=== Given exercise ===
All of the material below is to be retyped exactly.

* START Available data *

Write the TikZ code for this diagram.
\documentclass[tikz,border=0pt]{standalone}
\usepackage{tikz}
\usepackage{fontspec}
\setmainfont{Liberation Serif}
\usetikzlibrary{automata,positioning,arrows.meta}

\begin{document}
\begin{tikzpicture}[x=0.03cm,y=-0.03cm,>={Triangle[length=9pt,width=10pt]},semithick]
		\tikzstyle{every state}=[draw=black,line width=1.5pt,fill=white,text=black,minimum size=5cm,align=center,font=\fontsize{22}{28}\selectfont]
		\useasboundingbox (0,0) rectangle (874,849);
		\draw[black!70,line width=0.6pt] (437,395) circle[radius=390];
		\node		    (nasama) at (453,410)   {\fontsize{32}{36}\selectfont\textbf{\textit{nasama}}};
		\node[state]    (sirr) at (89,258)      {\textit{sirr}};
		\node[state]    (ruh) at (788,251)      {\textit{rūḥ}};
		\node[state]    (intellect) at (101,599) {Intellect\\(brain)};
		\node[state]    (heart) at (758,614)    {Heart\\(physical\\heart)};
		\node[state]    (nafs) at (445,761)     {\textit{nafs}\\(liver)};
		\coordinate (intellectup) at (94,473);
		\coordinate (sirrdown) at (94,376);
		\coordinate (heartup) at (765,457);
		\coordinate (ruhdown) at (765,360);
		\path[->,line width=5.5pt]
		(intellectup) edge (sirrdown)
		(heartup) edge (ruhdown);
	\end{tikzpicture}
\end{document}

* END Available data *

=== Reply ===
Write the TikZ code for this diagram.
\documentclass[tikz,border=0pt]{standalone}
\usepackage{tikz}
\usepackage{fontspec}
\setmainfont{Liberation Serif}
\usetikzlibrary{automata,positioning,arrows.meta}

\begin{document}
\begin{tikzpicture}[x=0.03cm,y=-0.03cm,>={Triangle[length=9pt,width=10pt]},semithick]
		\tikzstyle{every state}=[draw=black,line width=1.5pt,fill=white,text=black,minimum size=5cm,align=center,font=\fontsize{22}{28}\selectfont]
		\useasboundingbox (0,0) rectangle (874,849);
		\draw[black!70,line width=0.6pt] (437,395) circle[radius=390];
		\node		    (nasama) at (453,410)   {\fontsize{32}{36}\selectfont\textbf{\textit{nasama}}};
		\node[state]    (sirr) at (89,258)      {\textit{sirr}};
		\node[state]    (ruh) at (788,251)      {\textit{rūḥ}};
		\node[state]    (intellect) at (101,599) {Intellect\\(brain)};
		\node[state]    (heart) at (758,614)    {Heart\\(physical\\heart)};
		\node[state]    (nafs) at (445,761)     {\textit{nafs}\\(liver)};
		\coordinate (intellectup) at (94,473);
		\coordinate (sirrdown) at (94,376);
		\coordinate (heartup) at (765,457);
		\coordinate (ruhdown) at (765,360);
		\path[->,line width=5.5pt]
		(intellectup) edge (sirrdown)
		(heartup) edge (ruhdown);
	\end{tikzpicture}
\end{document}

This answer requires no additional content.